## Start Data excerpt

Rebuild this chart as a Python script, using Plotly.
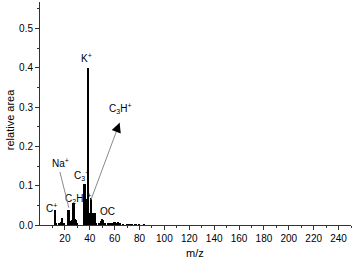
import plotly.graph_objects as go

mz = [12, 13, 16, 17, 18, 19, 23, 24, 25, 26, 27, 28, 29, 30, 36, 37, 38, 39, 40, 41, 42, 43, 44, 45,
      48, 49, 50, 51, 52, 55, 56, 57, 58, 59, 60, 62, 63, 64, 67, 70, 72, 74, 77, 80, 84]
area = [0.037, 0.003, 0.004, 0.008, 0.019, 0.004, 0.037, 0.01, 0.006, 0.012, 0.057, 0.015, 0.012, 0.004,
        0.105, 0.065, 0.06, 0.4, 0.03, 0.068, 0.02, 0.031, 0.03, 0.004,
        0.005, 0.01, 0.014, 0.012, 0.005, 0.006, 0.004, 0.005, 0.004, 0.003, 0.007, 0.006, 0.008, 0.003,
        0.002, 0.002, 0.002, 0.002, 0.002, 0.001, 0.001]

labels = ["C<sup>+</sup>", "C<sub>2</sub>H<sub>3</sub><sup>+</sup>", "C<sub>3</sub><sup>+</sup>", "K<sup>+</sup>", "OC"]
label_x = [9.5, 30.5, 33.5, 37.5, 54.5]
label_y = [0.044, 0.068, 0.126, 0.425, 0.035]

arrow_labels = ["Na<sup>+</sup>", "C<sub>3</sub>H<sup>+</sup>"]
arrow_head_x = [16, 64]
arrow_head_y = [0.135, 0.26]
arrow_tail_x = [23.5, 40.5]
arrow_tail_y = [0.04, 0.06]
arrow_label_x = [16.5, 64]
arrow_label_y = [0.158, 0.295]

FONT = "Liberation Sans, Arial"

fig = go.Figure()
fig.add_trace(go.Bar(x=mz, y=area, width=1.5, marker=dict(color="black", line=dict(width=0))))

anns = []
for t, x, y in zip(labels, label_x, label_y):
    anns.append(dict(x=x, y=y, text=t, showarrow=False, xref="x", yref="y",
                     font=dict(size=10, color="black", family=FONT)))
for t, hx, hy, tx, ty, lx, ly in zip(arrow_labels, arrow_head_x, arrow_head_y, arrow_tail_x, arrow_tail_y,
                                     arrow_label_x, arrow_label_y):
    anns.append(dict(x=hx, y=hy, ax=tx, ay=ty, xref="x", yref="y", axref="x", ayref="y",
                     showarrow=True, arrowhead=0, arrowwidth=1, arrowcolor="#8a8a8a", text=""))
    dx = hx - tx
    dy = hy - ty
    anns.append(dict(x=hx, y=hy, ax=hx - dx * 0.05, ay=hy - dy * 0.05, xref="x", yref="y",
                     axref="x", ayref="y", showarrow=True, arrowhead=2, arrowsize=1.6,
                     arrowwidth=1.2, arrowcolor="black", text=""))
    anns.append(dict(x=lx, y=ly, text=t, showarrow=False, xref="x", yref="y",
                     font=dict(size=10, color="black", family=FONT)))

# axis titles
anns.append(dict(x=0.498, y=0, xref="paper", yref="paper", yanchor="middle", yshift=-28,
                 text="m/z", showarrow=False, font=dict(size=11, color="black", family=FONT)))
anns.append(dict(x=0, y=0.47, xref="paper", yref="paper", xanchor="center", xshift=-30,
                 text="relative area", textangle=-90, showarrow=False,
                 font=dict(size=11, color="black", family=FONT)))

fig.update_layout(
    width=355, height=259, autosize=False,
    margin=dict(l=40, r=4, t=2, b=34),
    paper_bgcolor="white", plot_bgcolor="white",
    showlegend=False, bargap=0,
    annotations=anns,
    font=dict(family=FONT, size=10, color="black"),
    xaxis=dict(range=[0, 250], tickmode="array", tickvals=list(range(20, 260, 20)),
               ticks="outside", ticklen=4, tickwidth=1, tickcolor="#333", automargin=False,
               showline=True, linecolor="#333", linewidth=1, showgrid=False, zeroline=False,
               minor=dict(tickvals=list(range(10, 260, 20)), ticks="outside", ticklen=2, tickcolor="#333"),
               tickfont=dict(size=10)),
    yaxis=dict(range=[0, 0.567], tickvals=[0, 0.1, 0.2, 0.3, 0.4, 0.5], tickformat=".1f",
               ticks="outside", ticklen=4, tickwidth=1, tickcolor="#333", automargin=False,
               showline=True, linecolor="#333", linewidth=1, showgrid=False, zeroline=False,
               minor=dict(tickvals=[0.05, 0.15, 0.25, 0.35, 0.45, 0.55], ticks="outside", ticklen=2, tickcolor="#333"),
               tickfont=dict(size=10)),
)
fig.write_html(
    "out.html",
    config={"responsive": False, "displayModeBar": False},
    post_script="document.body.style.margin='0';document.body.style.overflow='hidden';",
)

## End Data excerpt

From the first line above down to the line with "0.002, 0.002, 0.002, 0.002, 0.002, 0.001, 0.001]", reproduce every line and no others, omitting pictures.

**Expected answer:**
Rebuild this chart as a Python script, using Plotly.
import plotly.graph_objects as go

mz = [12, 13, 16, 17, 18, 19, 23, 24, 25, 26, 27, 28, 29, 30, 36, 37, 38, 39, 40, 41, 42, 43, 44, 45,
      48, 49, 50, 51, 52, 55, 56, 57, 58, 59, 60, 62, 63, 64, 67, 70, 72, 74, 77, 80, 84]
area = [0.037, 0.003, 0.004, 0.008, 0.019, 0.004, 0.037, 0.01, 0.006, 0.012, 0.057, 0.015, 0.012, 0.004,
        0.105, 0.065, 0.06, 0.4, 0.03, 0.068, 0.02, 0.031, 0.03, 0.004,
        0.005, 0.01, 0.014, 0.012, 0.005, 0.006, 0.004, 0.005, 0.004, 0.003, 0.007, 0.006, 0.008, 0.003,
        0.002, 0.002, 0.002, 0.002, 0.002, 0.001, 0.001]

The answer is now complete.